Hollow Trees

Hollowed out trees are common to see on hikes in the woods.

Hollowed out trees are common to see on hikes in the woods.

By Steve Roark
Volunteer Cumberland Gap National Historical Park

I’m sure you’ve been out hiking and noticed a live tree all hollowed out with a U-shaped hole at the base. This is a disease called Heartrot is pretty common in forest and yard trees, It is caused by a decay fungus that feeds on the wood in the center of the tree that is usually dark in color, called heartwood. That nice chocolate brown of black walnut furniture comes from the heartwood of that tree. The disease gets into the tree through a wound of some sort, and slowly over the years decays the heartwood out until it is hollow.

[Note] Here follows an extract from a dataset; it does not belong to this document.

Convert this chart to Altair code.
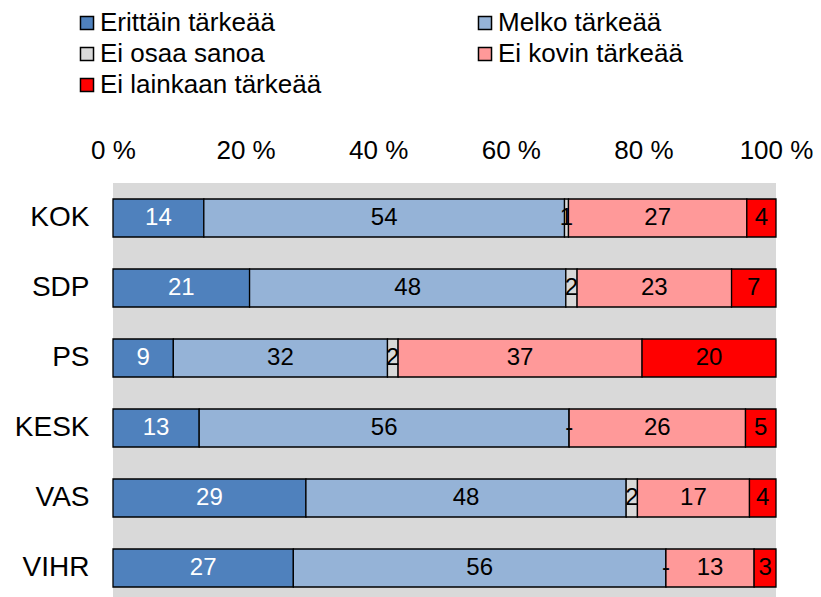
import altair as alt
import pandas as pd

parties = ["KOK", "SDP", "PS", "KESK", "VAS", "VIHR"]
categories = ["Erittäin tärkeää", "Melko tärkeää", "Ei osaa sanoa",
              "Ei kovin tärkeää", "Ei lainkaan tärkeää"]
colors = ["#4F81BD", "#95B3D7", "#D9D9D9", "#FF9999", "#FF0000"]
# legend reading order (two columns, filled row by row in the reference)
legend_order = ["Erittäin tärkeää", "Ei osaa sanoa", "Ei lainkaan tärkeää",
                "Melko tärkeää", "Ei kovin tärkeää"]

# shares (%)
erittain = [13.7, 20.6, 9.1, 13.0, 29.1, 27.2]
melko = [54.4, 47.7, 32.3, 55.8, 48.3, 56.2]
eos = [0.6, 1.7, 1.6, 0.0, 1.7, 0.0]
ei_kovin = [26.9, 23.3, 36.8, 26.6, 16.9, 13.3]
ei_lainkaan = [4.4, 6.7, 20.2, 4.6, 4.0, 3.3]

# printed data labels
erittain_lbl = ["14", "21", "9", "13", "29", "27"]
melko_lbl = ["54", "48", "32", "56", "48", "56"]
eos_lbl = ["1", "2", "2", "-", "2", "-"]
ei_kovin_lbl = ["27", "23", "37", "26", "17", "13"]
ei_lainkaan_lbl = ["4", "7", "20", "5", "4", "3"]

x_ticks = [0, 20, 40, 60, 80, 100]

series = [erittain, melko, eos, ei_kovin, ei_lainkaan]
series_lbl = [erittain_lbl, melko_lbl, eos_lbl, ei_kovin_lbl, ei_lainkaan_lbl]

rows = []
for ci, cat in enumerate(categories):
    for pi, party in enumerate(parties):
        rows.append({"party": party, "cat": cat, "order": ci,
                     "value": series[ci][pi], "label": series_lbl[ci][pi]})
df = pd.DataFrame(rows)

FONT = "Liberation Sans"

base = alt.Chart(df).transform_stack(
    stack="value", groupby=["party"], as_=["x0", "x1"],
    sort=[alt.SortField("order", order="ascending")]
).transform_calculate(mid="(datum.x0 + datum.x1) / 2")

y_scale = alt.Scale(domain=parties, paddingInner=0, paddingOuter=0)

y_enc = alt.Y("party:N", sort=parties, title=None, scale=y_scale,
              axis=alt.Axis(labelFontSize=28, labelFont=FONT, labelColor="black",
                            labelPadding=24, ticks=False, domain=False, grid=False))

bars = base.mark_bar(size=38, stroke="black", strokeWidth=1.3).encode(
    y=y_enc,
    x=alt.X("x0:Q", title=None,
            scale=alt.Scale(domain=[0, 100], nice=False, zero=True),
            axis=alt.Axis(orient="top", values=x_ticks, labelExpr="datum.value + ' %'",
                          labelFontSize=26, labelFont=FONT, labelColor="black",
                          labelPadding=20, ticks=False, domain=False, grid=False,
                          labelFlush=False)),
    x2="x1:Q",
    color=alt.Color("cat:N", scale=alt.Scale(domain=categories, range=colors),
                    legend=alt.Legend(title=None, orient="none", legendX=-39, legendY=-173,
                                      values=legend_order,
                                      columns=2, columnPadding=150, rowPadding=5,
                                      symbolType="square", symbolSize=170,
                                      symbolStrokeColor="black", symbolStrokeWidth=1.5,
                                      labelFontSize=26, labelFont=FONT, labelColor="black",
                                      labelLimit=600, labelOffset=0, padding=0)),
)

texts = base.mark_text(fontSize=24, font=FONT, baseline="middle", align="center").encode(
    y=alt.Y("party:N", sort=parties, scale=y_scale),
    x=alt.X("mid:Q"),
    text="label:N",
    color=alt.condition("datum.cat == 'Erittäin tärkeää'", alt.value("white"), alt.value("black")),
)

chart = alt.layer(bars, texts).properties(
    width=663, height=420,
    autosize=alt.AutoSizeParams(type="none"),
    padding={"left": 105, "top": 175, "right": 37, "bottom": 0},
).configure_view(fill="#D9D9D9", strokeWidth=0)

chart.save("out.html", embed_options={"renderer": "svg", "actions": False})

A wound caused by wildfire is the most common way heartrot gets started in a forest tree. Wounds from a fire normally occur on the uphill side of the tree where leaves tend to pile up against the base. This extra fuel makes the fire burn hotter right against the tree, causing a wound sufficient for fungal entry. Thin barked trees like beech and red maple are especially susceptible to fire wounding and fungal attack.

Another common wound source is timber harvesting. Felling trees and skidding logs are very physical activities and trees can be wounded in a number of ways: broken limbs, skinned bark road construction, etc.

Other activities that can cause wounds are firewood cutting, trail construction, and tree graffiti. The bottom line is that whatever you do in the woods, do it carefully. Remember what your Mom told you, those scratches and cuts can get infected.

For yard trees, the main way the heartrot enters trees is from wounds caused by lawn mowers and weed trimmers. I’ve seen more trees damaged by lawn equipment than I care to remember, and the problem seems to be time. Homeowners and commercial lawn care people get in too big a hurry and ding up trees. If the trees aren’t killed by girdling outright, they get heartrot, which weakens the trunk and creating a hazardous tree that could come down during a storm and harm homes and humans. So slow down people! Don’t let the equipment touch the bark! Use mulch or herbicides near the tree trunk to control grass and weeds and keep the machines away.

Hollow trees do have some usefulness as den trees for several wildlife species, including squirrels, owls, woodpeckers, bears, and raccoons.